I also get zero results when I cut and past the above generated hibernate code into the MySQL command line client and replace ? with '' .

If, however, I remove the where names1_.FAMILY like ? from the hibernate generated sql above and place the shortened sql into the MySQL command line client, I get four results, eachof which has a value for the lastname field.

How can I change the jpql so that it generates a hibernate query that returns the four results when `` is passed as the empty string parameter? I want the result set to include every result when the user gives empty input, but to give filtered results when the user types in any given text input.

Answer 1

The typical reason that like fails to do what you think it ought to do is to forget to put a wildcard in the pattern string. For example, if you want to match all user names that begin with 'Code' you must do something like name like 'Code%' , NOT name like 'Code' . You can control exactly what your predicate matches with careful placement of % s in your string.

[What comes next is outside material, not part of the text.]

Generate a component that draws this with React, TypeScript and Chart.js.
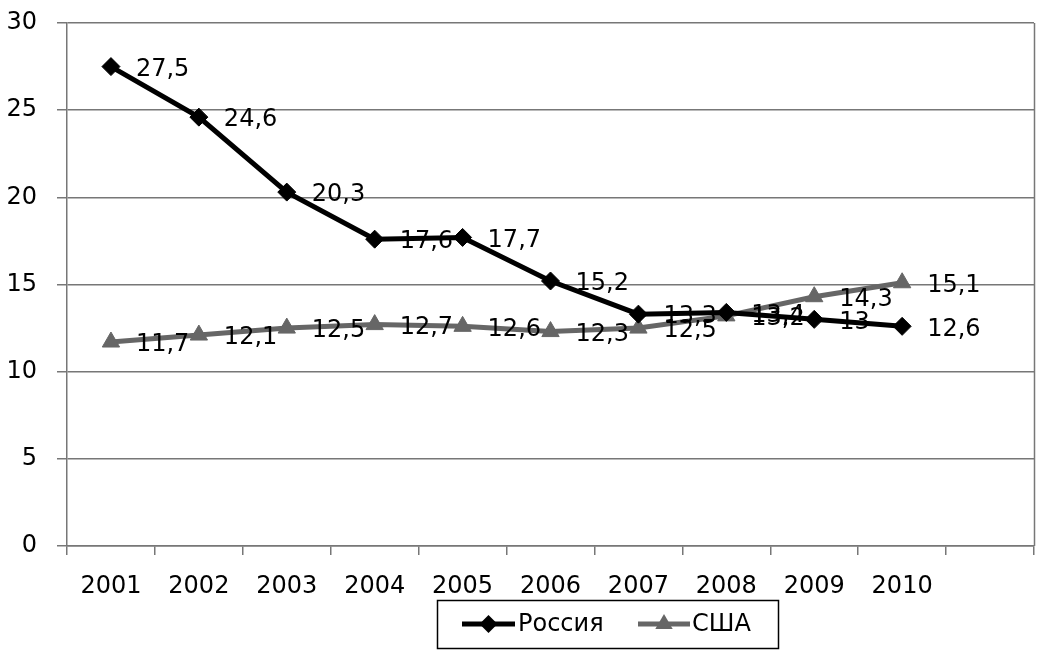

Try this to see all entities no matter what the value in family:

this.myappService.findPersonByLastName("%");

It is kinda cheesy to have the caller of findPersionByLastName have to put in the % wildcard. A better implementation is to have the caller specify which last name they are looking for, and then have the code that constructs the query put the wildcard in the right place. When you are looking for last names, you might do something like this:

query.setParameter("lnm", "%" + ln);

That would match anything that ends with the parameter that is passed to the method.